Folgen für die Wahl?
Bisher ist die Regierung in Ankara allerdings nicht zu substanziellen Änderungen bereit. Nach Ansicht des angesehenen Meinungsforschers Adil Gür können sich Davutoglu und die AKP diese unnachgiebige Haltung wenige Monate vor der Parlamentswahl am 7. Juni durchaus leisten. Natürlich werde das Gesetzespaket heftig kritisiert, sagte Gür der Deutschen Welle. "Aber die Kritiker wählen die AKP ohnehin nicht", fügte er hinzu.

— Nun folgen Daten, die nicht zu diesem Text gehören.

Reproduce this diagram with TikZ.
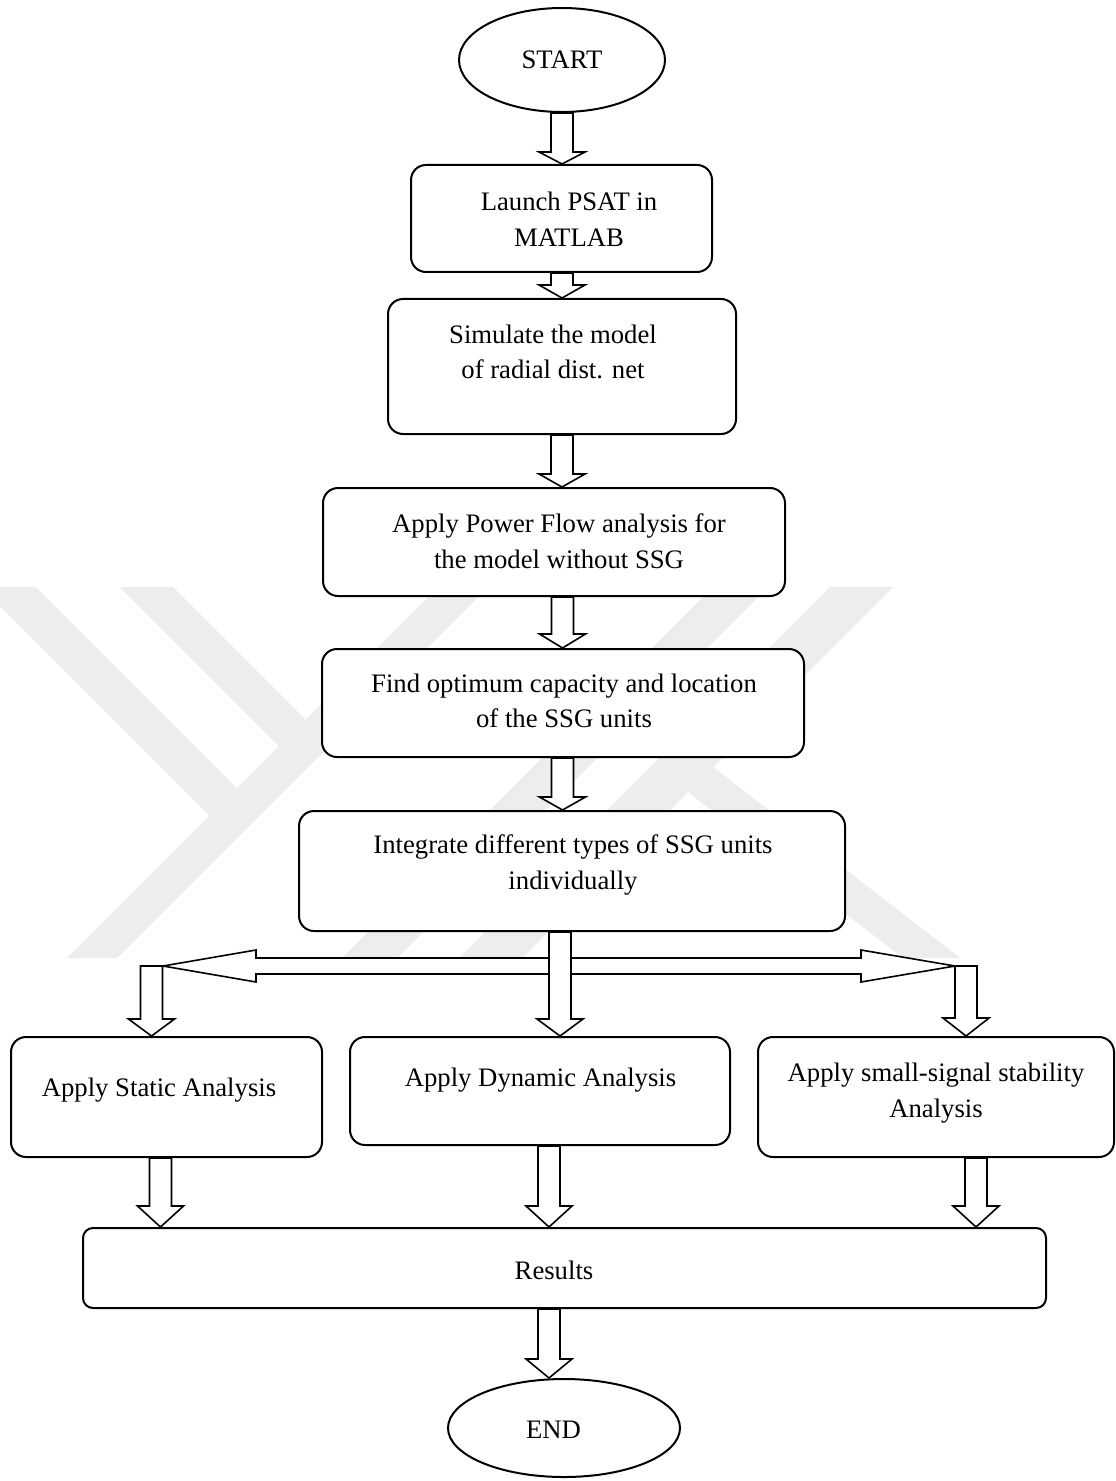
\documentclass[tikz,border=0pt]{standalone}
\usepackage{fontspec}
\setmainfont{Liberation Serif}
\usetikzlibrary{calc,shapes.geometric}

\definecolor{wmgray}{RGB}{237,237,237}

\tikzset{
  flowbox/.style={draw, line width=1pt, rounded corners=7.5pt, fill=white, inner sep=0pt},
  termnode/.style={draw, ellipse, line width=1pt, fill=white, inner sep=0pt,
                   font=\fontsize{13.35pt}{17.8pt}\selectfont},
  txt/.style={align=center, inner sep=0pt, font=\fontsize{13.35pt}{17.8pt}\selectfont},
  blockarrow/.style={draw, line width=0.8pt, fill=white, line join=miter},
  wmark/.style={fill=wmgray, draw=none},
}

% hollow downward block arrow: #1 = x in px, #2 = upper anchor, #3 = lower anchor (tip),
% #4 = head length
\newcommand\blockdown[4]{%
  \draw[blockarrow] let \p1=(#2), \p2=(#3) in
    ({#1*0.5pt-5.5pt},\y1) -- ({#1*0.5pt-5.5pt},\y2+#4) -- ({#1*0.5pt-11.5pt},\y2+#4)
    -- ({#1*0.5pt},\y2) -- ({#1*0.5pt+11.5pt},\y2+#4) -- ({#1*0.5pt+5.5pt},\y2+#4)
    -- ({#1*0.5pt+5.5pt},\y1) -- cycle;}

\begin{document}
\begin{tikzpicture}[x=0.5pt, y=-0.5pt]
\useasboundingbox (0,0) rectangle (1115,1481);
\fill[white] (0,0) rectangle (1115,1481);

% faint background emblem
\begin{scope}
  \clip (0,587) rectangle (1115,958);
  \fill[wmark] (-19,587) -- (36,587) -- (244.5,795.5) -- (217,823) -- cycle;
  \fill[wmark] (120,587) -- (173,587) -- (320,734) -- (293.5,760.5) -- cycle;
  \fill[wmark] (438,587) -- (488,587) -- (117,958) -- (67,958) -- cycle;
  \fill[wmark] (713,587) -- (768,587) -- (397,958) -- (342,958) -- cycle;
  \fill[wmark] (830,587) -- (893,587) -- (522,958) -- (459,958) -- cycle;
  \fill[wmark] (707.4,762.6) -- (960,958) -- (903,958) -- (682.4,787.7) -- cycle;
\end{scope}

% terminals and process boxes
\node[termnode, minimum width=103pt, minimum height=52pt] (start) at (562,60) {START};
\node[flowbox, minimum width=150.5pt, minimum height=53.5pt] (launch) at (561.5,218.5) {};
\node[flowbox, minimum width=174pt, minimum height=67.5pt] (sim) at (562,366.5) {};
\node[flowbox, minimum width=231pt, minimum height=54pt] (power) at (554,542) {};
\node[flowbox, minimum width=241pt, minimum height=54pt] (find) at (563,703) {};
\node[flowbox, minimum width=273pt, minimum height=60pt] (integ) at (572,871) {};
\node[flowbox, minimum width=155.5pt, minimum height=60pt] (static) at (166.5,1097) {};
\node[flowbox, minimum width=190pt, minimum height=54pt] (dyn) at (540,1091) {};
\node[flowbox, minimum width=178pt, minimum height=60pt] (small) at (936,1097) {};
\node[flowbox, rounded corners=5pt, minimum width=481.5pt, minimum height=40pt] (results) at (564.5,1268) {};
\node[termnode, minimum width=116pt, minimum height=49pt] (end) at (564,1428) {};

% box texts
\node[txt] (launchT) at (569,219) {Launch PSAT in\\MATLAB};
\node[txt] (simT) at (553,352) {Simulate the model\\of radial dist. net};
\node[txt] (powerT) at (559,541) {Apply Power Flow analysis for\\the model without SSG};
\node[txt] (findT) at (564,701) {Find optimum capacity and location\\of the SSG units};
\node[txt] (integT) at (573,865) {Integrate different types of SSG units\\individually};
\node[txt] (staticT) at (159,1090) {Apply Static Analysis};
\node[txt] (dynT) at (540.5,1080) {Apply Dynamic Analysis};
\node[txt] (smallT) at (936,1093) {Apply small-signal stability\\Analysis};
\node[txt] (resultsT) at (554,1270) {Results};
\node[txt] (endT) at (553.5,1430) {END};

% main chain
\blockdown{562}{start.south}{launch.north}{6pt}
\blockdown{562}{launch.south}{sim.north}{6.5pt}
\blockdown{562}{sim.south}{power.north}{6.5pt}
\blockdown{562.5}{power.south}{find.north}{7pt}
\blockdown{562.5}{find.south}{integ.north}{6.5pt}

% fork to the three analyses
\coordinate (forkL) at (163,966);
\coordinate (forkR) at (955,966);
\draw[blockarrow] (forkL) -- (256,950) -- (256,958) -- (861,958) -- (861,950) -- (forkR)
  -- (861,982) -- (861,974) -- (256,974) -- (256,982) -- cycle;
\blockdown{151.5}{forkL}{static.north}{8.5pt}
\blockdown{966}{forkR}{small.north}{9pt}
\blockdown{560}{integ.south}{dyn.north}{8.5pt}

% join into results and finish
\blockdown{160.5}{static.south}{results.north}{10.5pt}
\blockdown{549}{dyn.south}{results.north}{10.5pt}
\blockdown{976}{small.south}{results.north}{10.5pt}
\blockdown{549}{results.south}{end.north}{9.5pt}
\end{tikzpicture}
\end{document}
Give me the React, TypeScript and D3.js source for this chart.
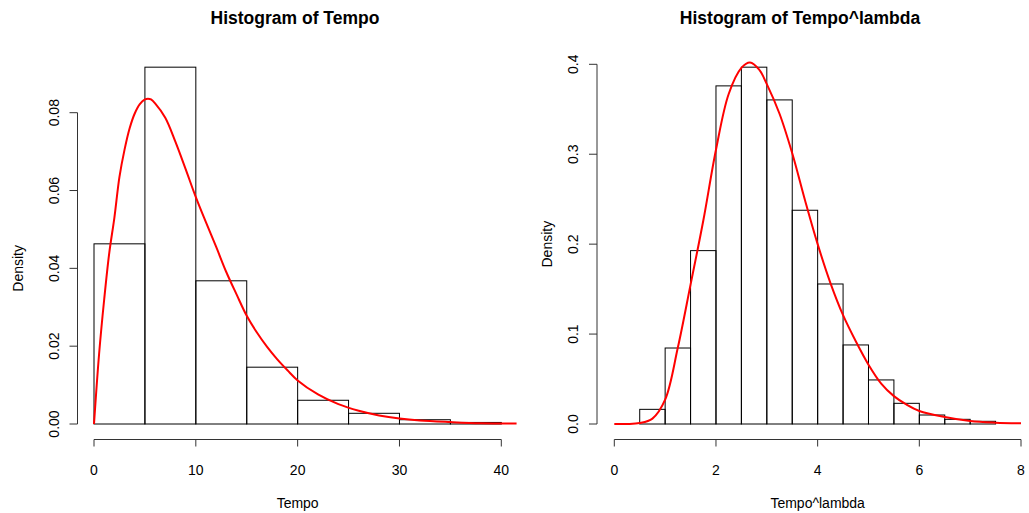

Für die Regierungspartei stellen die Proteste gegen die Novelle also kein großes politisches Risiko dar. "Die Wähler schauen vor allem auf die wirtschaftliche Entwicklung und fragen: Bin ich mit meinem Leben zufrieden?", sagte Gür. Auch die Friedensverhandlungen zwischen dem türkischen Staat und der kurdischen Rebellengruppe PKK spielen demnach für viele Türken bei der Wahlentscheidung eine Rolle – nicht aber die Inhalte des neuen Demonstrationsstrafrechtes. "In meinen Umfragen erscheint das nicht als kontroverses Thema", sagte Gür. Wohl auch deshalb besteht Regierungschef Davutoglu darauf, die Gesetzesvorlage unverändert durchs Parlament zu bringen.